A smart move is to identify your ten most important mobile apps and verify them one by one. You do not need every app ever made. You need your real life to function.
What you should expect to lose, and what you gain
You may lose some convenience. Voice assistants get weaker. Instant account syncing across all devices may require more work. Some apps will require alternate installation methods. If you rely heavily on Google Home, Chromecast-first workflows, or tightly integrated Google family features, you will feel the friction.
But look at what you gain.
You get a phone that doesn’t constantly report home. You gain fewer baked-in incentives for surveillance. You gain ownership over your hardware and more say over updates, app sources, and system behavior. You also gain long-term cost control when your tech stack is not built around subscriptions, cloud lock-in, and forced platform dependencies.
That matters beyond ideology. Privacy-first technology is often simply better aligned with your interests than ad-funded platforms ever were.
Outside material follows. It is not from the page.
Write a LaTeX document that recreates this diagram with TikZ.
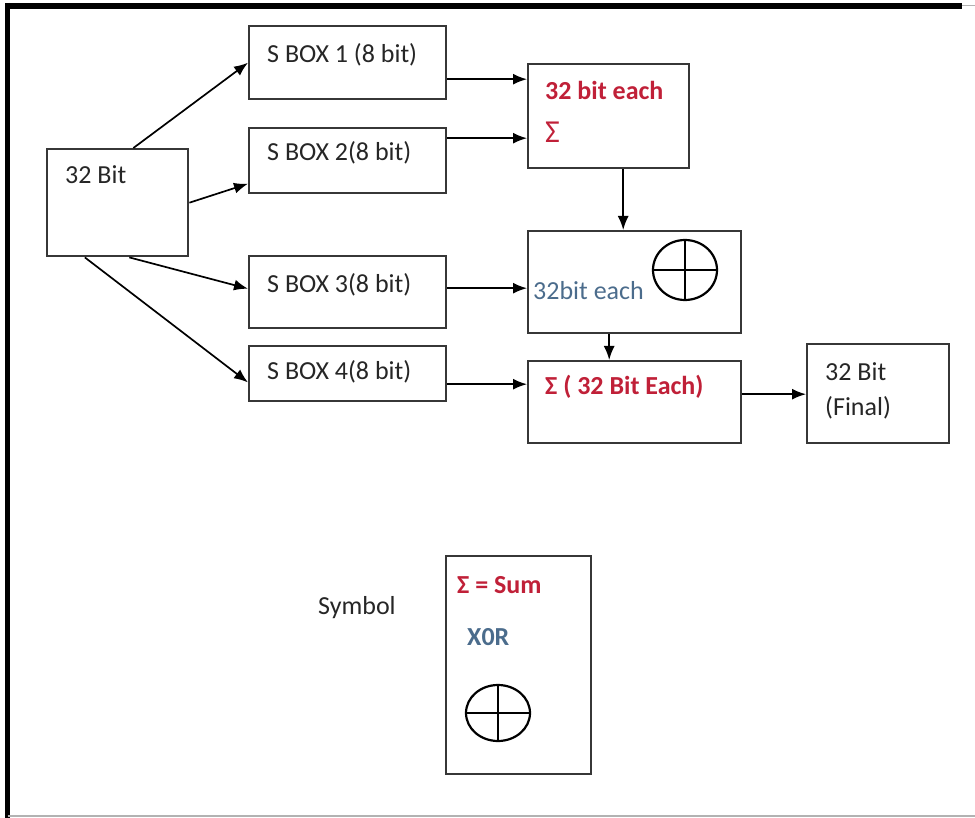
\documentclass[tikz,border=0pt]{standalone}
\usepackage{fontspec}
\setmainfont{Carlito}
\usetikzlibrary{arrows.meta}
\definecolor{sumred}{RGB}{192,32,56}
\definecolor{xorblue}{RGB}{75,108,140}
\definecolor{edgegray}{RGB}{55,55,55}
\newcommand{\lblsize}{\fontsize{26}{30}\selectfont}
\tikzset{
  box/.style={draw=edgegray, line width=2.4pt, inner sep=0pt, anchor=north west},
  txt/.style={anchor=west, inner sep=0pt, text=black!85, font=\lblsize},
  flow/.style={-{Latex[length=14pt,width=11pt]}, line width=1.7pt},
  xorsign/.style={line width=2.2pt},
}
\begin{document}
\begin{tikzpicture}[x=1pt,y=-1pt]
\useasboundingbox (0,0) rectangle (975,818);
% page frame
\draw[line width=6pt] (5,6) -- (962,6);
\draw[line width=5pt] (7.5,3) -- (7.5,818);
\draw[black!30, line width=1pt] (962,6) -- (975,6);
\draw[black!30, line width=1.5pt] (7.5,816) -- (975,816);

% boxes
\node[box, minimum width=141pt, minimum height=107pt] (in) at (46,148) {};
\node[box, minimum width=197pt, minimum height=73pt] (sb1) at (248,25) {};
\node[box, minimum width=197pt, minimum height=65pt] (sb2) at (248,127) {};
\node[box, minimum width=197pt, minimum height=72pt] (sb3) at (248,255) {};
\node[box, minimum width=197pt, minimum height=55pt] (sb4) at (248,345) {};
\node[box, minimum width=161pt, minimum height=104pt] (sum1) at (527,63) {};
\node[box, minimum width=213pt, minimum height=102pt] (xor) at (527,230) {};
\node[box, minimum width=213pt, minimum height=82pt] (sum2) at (527,360) {};
\node[box, minimum width=142pt, minimum height=99pt] (final) at (806,343) {};
\node[box, minimum width=145pt, minimum height=218pt] (legend) at (445,555) {};

% texts
\node[txt] (inlbl) at (65,175) {32 Bit};
\node[txt] (sb1lbl) at (267,55) {S BOX 1 (8 bit)};
\node[txt] (sb2lbl) at (267,153) {S BOX 2(8 bit)};
\node[txt] (sb3lbl) at (267,285) {S BOX 3(8 bit)};
\node[txt] (sb4lbl) at (267,372) {S BOX 4(8 bit)};
\node[txt, text=sumred, font=\lblsize\bfseries] (sum1lbl) at (545,90) {32 bit each};
\node[txt, text=sumred, font=\fontsize{32}{34}\selectfont] (sum1sig) at (545,132) {Σ};
\node[txt, text=xorblue] (xorlbl) at (533,291) {32bit each};
\node[txt, text=sumred, font=\lblsize\bfseries] (sum2lbl) at (545,387) {Σ ( 32 Bit Each)};
\node[txt] (finlbl) at (825,372) {32 Bit};
\node[txt] (finlbl2) at (825,408) {(Final)};
\node[txt] (symlbl) at (318,608) {Symbol};
\node[txt, text=sumred, font=\lblsize\bfseries] (sumkey) at (457,585) {Σ = Sum};
\node[txt, text=xorblue, font=\lblsize\bfseries] (xorkey) at (467,637) {X0R};

% xor signs
\draw[xorsign] (685,270) ellipse [x radius=32, y radius=30];
\draw[xorsign] (653,270) -- (717,270) (685,240) -- (685,300);
\draw[xorsign] (498,713) ellipse [x radius=32, y radius=28];
\draw[xorsign] (466,713) -- (530,713) (498,685) -- (498,741);

% connectors
\draw[flow] (in.74) -- (sb1.west);
\draw[flow] (in.east) -- (sb2.193);
\draw[flow] (in.-78) -- (sb3.178);
\draw[flow] (in.-121) -- (sb4.185);
\draw[flow] ([yshift=-16.5pt]sb1.east) -- ([yshift=-16.5pt]sb1.east -| sum1.west);
\draw[flow] ([yshift=22.5pt]sb2.east) -- ([yshift=22.5pt]sb2.east -| sum1.west);
\draw[flow] ([yshift=4pt]sb3.east) -- ([yshift=4pt]sb3.east -| xor.west);
\draw[flow] ([yshift=-10.5pt]sb4.east) -- ([yshift=-10.5pt]sb4.east -| sum2.west);
\draw[flow] ([xshift=14.5pt]sum1.south) -- ([xshift=14.5pt]sum1.south |- xor.north);
\draw[flow] ([xshift=-25.5pt]xor.south) -- ([xshift=-25.5pt]xor.south |- sum2.north);
\draw[flow] ([yshift=8pt]sum2.east) -- ([yshift=8pt]sum2.east -| final.west);
\end{tikzpicture}
\end{document}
Build a Google exit that actually sticks
If you want this move to last, do it in stages. Replace the search and browser first. Migrate email and storage next. Then move to a de-Googled phone when you are ready to make the deeper cut. Keep notes on what you still depend on and why. If a tool stays, let it stay because you chose it, not because inertia made the choice for you.
This is not about becoming obscure, paranoid, or hard to reach. It is about refusing the default deal where convenience is traded for constant surveillance. The strongest privacy setup is not the most extreme one. It is the one you will actually use every day.
Start with one dependency. Remove it cleanly. Then remove the next. Freedom rarely arrives as a dramatic moment. More often than not, it shows up when your phone stops treating you like a product.